There is an emerging trend towards creating fully custom hardware, including chips and entire data centers tailored for specific AI models.
In the next few years, each major model may get its own data center with custom chips, interconnects, racks, thermals, and power solutions.
At large scale (e.g., $100 billion spent on inference), it becomes cost-effective to build separate, specialized hardware for training and inference.
Specializing for specific data types (like float 4 for inference, float 8 for training) leads to significant gains but requires rethinking chip and system design.
Specialization changes workloads and affects everything from interconnects to power delivery and PCB design.
This drives a new market for end-to-end custom infrastructure for each generation of mega-models.
Etched’s Approach: The SOHU Transformer ASIC 05:46
Etched’s first product, SOHU, specializes in transformer inference, intentionally forgoing support for high-precision data types and training capabilities.
Their chip focuses only on features that remain stable across relevant models, making trade-offs not feasible for general-purpose hardware.
The approach is designed to be adaptable to future dominant architectures by focusing on specialization rather than just model-specific optimizations.
The first demonstration of SOHU's transformer-specific ASIC is expected later in the year, with significant impact anticipated.
Real-World Use Cases and Economic Bottlenecks 07:01
Real-time video generation was demonstrated with the Oasis AI-generated game, which quickly attracted over a million users but was limited by hardware to only 5,000 concurrent.
No current real-time streaming generative video API exists due to poor economics and extreme peak load challenges.
Real-time generative ads and gaming, where latency below 100ms unlocks new industries, are currently not economically feasible with existing hardware.
For real-time code generation (e.g. autocomplete), small models and low batch sizes are used to meet latency needs, but this leads to high cost and lower model quality.

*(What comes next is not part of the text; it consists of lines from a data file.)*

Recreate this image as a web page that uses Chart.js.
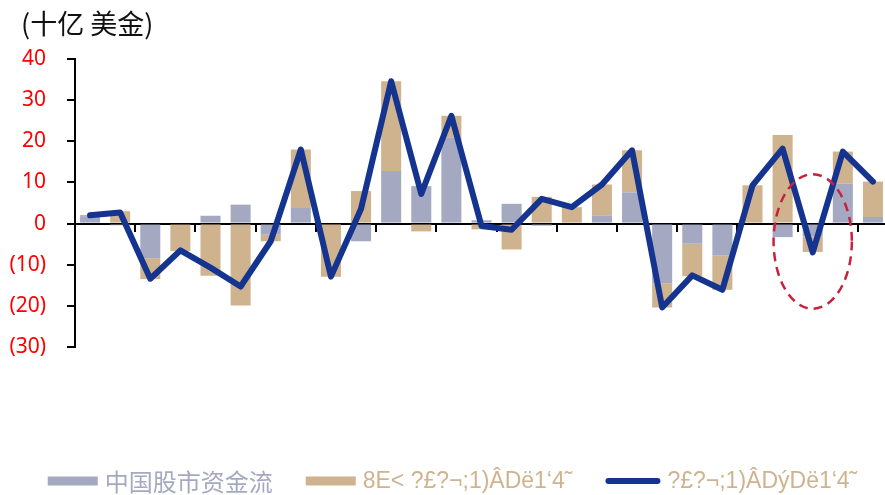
<!DOCTYPE html>
<html>
<head>
<meta charset="utf-8">
<script src="https://cdn.jsdelivr.net/npm/chart.js@4.4.0/dist/chart.umd.min.js"></script>
<style>
    html, body { margin: 0; padding: 0; background: #fff; overflow: hidden; }
    #wrap { width: 888px; height: 495px; position: relative; }
</style>
</head>
<body>
<div id="wrap"><canvas id="flowChart"></canvas></div>
<script>
// periods (monthly)
var periods = ['1', '2', '3', '4', '5', '6', '7', '8', '9', '10', '11', '12', '13', '14',
    '15', '16', '17', '18', '19', '20', '21', '22', '23', '24', '25', '26', '27'];

// 中国股市资金流
var equityFlow = [1.8, -0.4, -8.4, 0, 1.9, 4.6, -2.7, 3.8, 0, -4.3, 12.8, 9.1, 21.0, 0.8,
    4.8, -0.5, 0, 2.0, 7.6, -14.5, -4.9, -7.8, 0, -3.3, -3.1, 9.7, 1.6];

// second bar series
var otherFlow = [0.3, 3.0, -5.1, -6.7, -12.7, -19.9, -1.6, 14.2, -12.9, 7.9, 21.8, -1.9, 5.2, -1.4,
    -6.3, 6.5, 4.0, 7.5, 10.2, -5.9, -7.9, -8.3, 9.3, 21.5, -3.8, 7.8, 8.6];

// total line
var totalFlow = [2.0, 2.7, -13.4, -6.5, -10.7, -15.3, -4.3, 18.0, -12.9, 3.6, 34.6, 7.2, 26.2, -0.6,
    -1.5, 6.0, 4.0, 9.5, 17.8, -20.4, -12.6, -16.1, 9.3, 18.2, -7.0, 17.5, 10.2];

var yTicks = [-30, -20, -10, 0, 10, 20, 30, 40];

var seriesNames = ['中国股市资金流', '8E< ?£?¬;1)ÂDë1‘4˜', '?£?¬;1)ÂDýDë1‘4˜'];

var GREY = '#A4A9C1';
var TAN = '#CFB38F';
var NAVY = '#15348F';

// unit title, top left
var unitTitle = {
    id: 'unitTitle',
    afterDraw: function (chart) {
        var ctx = chart.ctx;
        ctx.save();
        ctx.font = '27px "Noto Sans CJK SC", sans-serif';
        ctx.fillStyle = '#111';
        ctx.textBaseline = 'middle';
        ctx.textAlign = 'left';
        ctx.fillText('(十亿 美金)', 21, 24);
        ctx.restore();
    }
};

// dashed red ring around the 25th period
var ring = {
    id: 'ring',
    afterDatasetsDraw: function (chart) {
        var x = chart.scales.x, y = chart.scales.y, ctx = chart.ctx;
        var step = x.getPixelForValue(1) - x.getPixelForValue(0);
        var cx = x.getPixelForValue(24);
        var top = y.getPixelForValue(12), bottom = y.getPixelForValue(-20.7);
        ctx.save();
        ctx.beginPath();
        ctx.ellipse(cx, (top + bottom) / 2, step * 1.3, (bottom - top) / 2, 0, 0, Math.PI * 2);
        ctx.setLineDash([9, 6]);
        ctx.lineWidth = 2.5;
        ctx.strokeStyle = '#C8213E';
        ctx.stroke();
        ctx.restore();
    }
};

// legend row under the plot
var bottomLegend = {
    id: 'bottomLegend',
    afterDraw: function (chart) {
        var ctx = chart.ctx;
        var textColors = [GREY, TAN, TAN];
        var fonts = ['24px "Noto Sans CJK SC", sans-serif', '23px "Liberation Sans", Arial, sans-serif', '23px "Liberation Sans", Arial, sans-serif'];
        var boxW = 50, gapText = 7, gapItem = 33, cy = 481;
        ctx.save();
        ctx.textBaseline = 'middle';
        ctx.textAlign = 'left';
        var items = chart.data.datasets.map(function (ds, i) {
            ctx.font = fonts[i];
            return { ds: ds, i: i, textW: ctx.measureText(ds.label).width };
        });
        var total = 0;
        items.forEach(function (it, k) {
            total += boxW + gapText + it.textW + (k > 0 ? gapItem : 0);
        });
        var x = 450 - total / 2;
        items.forEach(function (it) {
            if (it.ds.type === 'line') {
                ctx.beginPath();
                ctx.moveTo(x + 3, cy);
                ctx.lineTo(x + boxW + 2, cy);
                ctx.lineWidth = 6;
                ctx.lineCap = 'round';
                ctx.strokeStyle = it.ds.borderColor;
                ctx.stroke();
                x += 5;
            } else {
                ctx.fillStyle = it.ds.backgroundColor;
                ctx.fillRect(x, cy - 4.5, boxW, 9);
            }
            x += boxW + gapText;
            ctx.font = fonts[it.i];
            ctx.fillStyle = textColors[it.i];
            ctx.fillText(it.ds.label, x, cy + 1);
            x += it.textW + gapItem;
        });
        ctx.restore();
    }
};

var ctx = document.getElementById('flowChart');
var myChart = new Chart(ctx, {
    type: 'bar',
    data: {
        labels: periods,
        datasets: [{
            label: seriesNames[0],
            data: equityFlow,
            backgroundColor: GREY,
            order: 1
        }, {
            label: seriesNames[1],
            data: otherFlow,
            backgroundColor: TAN,
            order: 1
        }, {
            type: 'line',
            label: seriesNames[2],
            data: totalFlow,
            stack: 'total',
            borderColor: NAVY,
            backgroundColor: NAVY,
            borderWidth: 6,
            borderCapStyle: 'round',
            borderJoinStyle: 'round',
            pointRadius: 0,
            tension: 0,
            order: 0
        }]
    },
    options: {
        responsive: true,
        maintainAspectRatio: false,
        animation: false,
        datasets: {
            bar: { barPercentage: 0.665, categoryPercentage: 1 }
        },
        layout: {
            padding: { top: 59, left: 0, right: 0, bottom: 148 }
        },
        scales: {
            x: {
                stacked: true,
                position: { y: 0 },
                ticks: { display: false },
                grid: {
                    drawOnChartArea: false,
                    drawTicks: true,
                    tickLength: 7,
                    lineWidth: 2,
                    color: function (c) {
                        return (c.index > 0 && c.index < periods.length && c.index % 2 === 0) ? '#000' : 'rgba(0,0,0,0)';
                    }
                },
                border: { display: true, color: '#000', width: 2 }
            },
            y: {
                stacked: true,
                min: -30,
                max: 40,
                afterBuildTicks: function (scale) {
                    scale.ticks = yTicks.map(function (v) { return { value: v }; });
                },
                afterFit: function (scale) {
                    scale.width = 75;
                },
                ticks: {
                    color: '#FF0000',
                    padding: 21,
                    font: { family: '"Noto Sans", sans-serif', size: 21 },
                    callback: function (v) {
                        return v < 0 ? '(' + (-v) + ')' : String(v);
                    }
                },
                grid: {
                    drawOnChartArea: false,
                    drawTicks: true,
                    tickLength: 8,
                    lineWidth: 2,
                    color: '#000'
                },
                border: { display: true, color: '#000', width: 2 }
            }
        },
        plugins: {
            tooltip: { enabled: false },
            legend: { display: false }
        }
    },
    plugins: [ring, unitTitle, bottomLegend]
});
</script>
</body>
</html>
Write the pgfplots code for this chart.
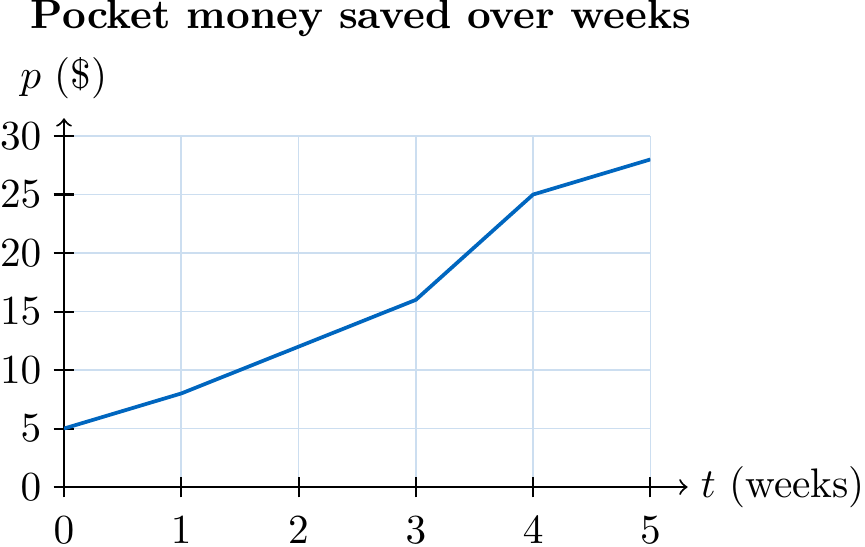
\documentclass[border=0pt]{standalone}
\usepackage{pgfplots}
\pgfplotsset{compat=1.18}
\definecolor{lineblue}{RGB}{0,102,191}
\definecolor{gridblue}{RGB}{204,222,240}
\begin{document}
\begin{tikzpicture}
\begin{axis}[
  width=142pt, height=85pt, scale only axis,
  axis lines=left,
  xmin=0, xmax=5, ymin=0, ymax=30,
  xtick={0,1,2,3,4,5}, ytick={0,5,10,15,20,25,30},
  tick align=center,
  major tick length=5pt,
  tick style={black, line width=0.5pt},
  grid=major,
  grid style={gridblue, line width=0.4pt},
  axis line style={line width=0.5pt},
  x axis line style={->, shorten >=-9pt},
  y axis line style={->, shorten >=-4.3pt},
  xticklabel style={inner sep=0pt, text depth=0.7pt, yshift=-4.6pt},
  yticklabel style={inner sep=0pt, xshift=-2.8pt},
  xlabel={$t$ (weeks)},
  ylabel={$p$ (\$)},
  xlabel style={at={(axis description cs:1,0)}, anchor=west, inner sep=0pt, xshift=12pt},
  ylabel style={at={(axis description cs:0,1)}, anchor=base, inner sep=0pt, rotate=-90, yshift=11.6pt},
  title={\textbf{Pocket money saved over weeks}},
  title style={at={(axis description cs:0,1)}, anchor=base west, inner sep=0pt, xshift=-8.2pt, yshift=20pt},
]
\addplot[lineblue, line width=0.9pt] coordinates {(0,5) (1,8) (2,12) (3,16) (4,25) (5,28)};
\end{axis}
\end{tikzpicture}
\end{document}
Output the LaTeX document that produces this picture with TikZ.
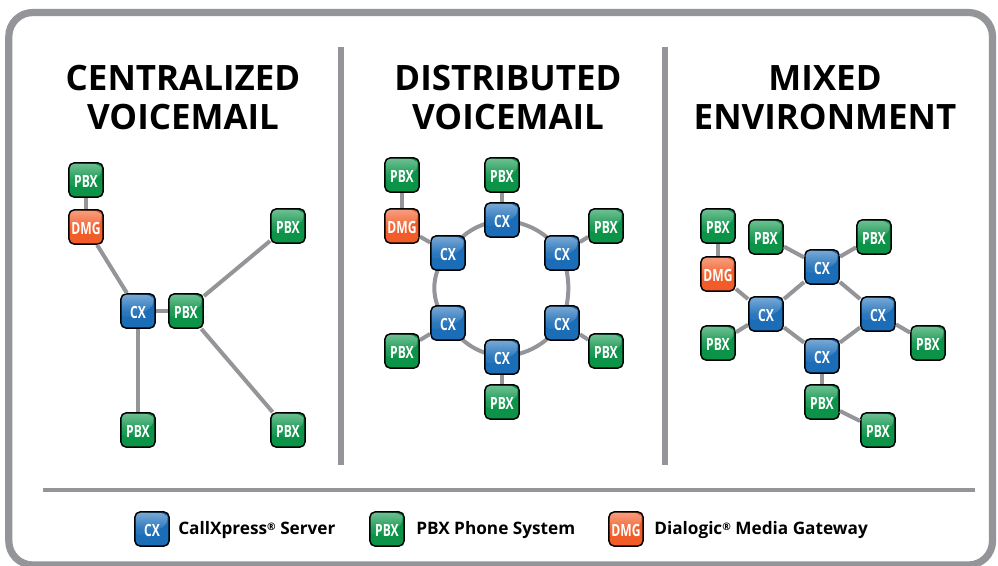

Many enterprise workloads, such as telcos serving 100 million hourly users, face peak load multiples (5–10× average), making current hardware investments uneconomical.
Etched has grown to 150 people, attracting talent from leading AI chip and software companies.
The company has sold out its first production run, suggesting rapid market uptake.
High-profile hires include veterans who led platform and systems development at Nvidia, and software leadership from Google's TPU and DeepMind projects.
Former leaders from Google’s Astra project joined Etched, citing the economic and deployment advantage of its specialized approach.
Etched’s focus on transformer-specific hardware may be the only near-term solution capable of handling the increasing demands of AI inference at scale.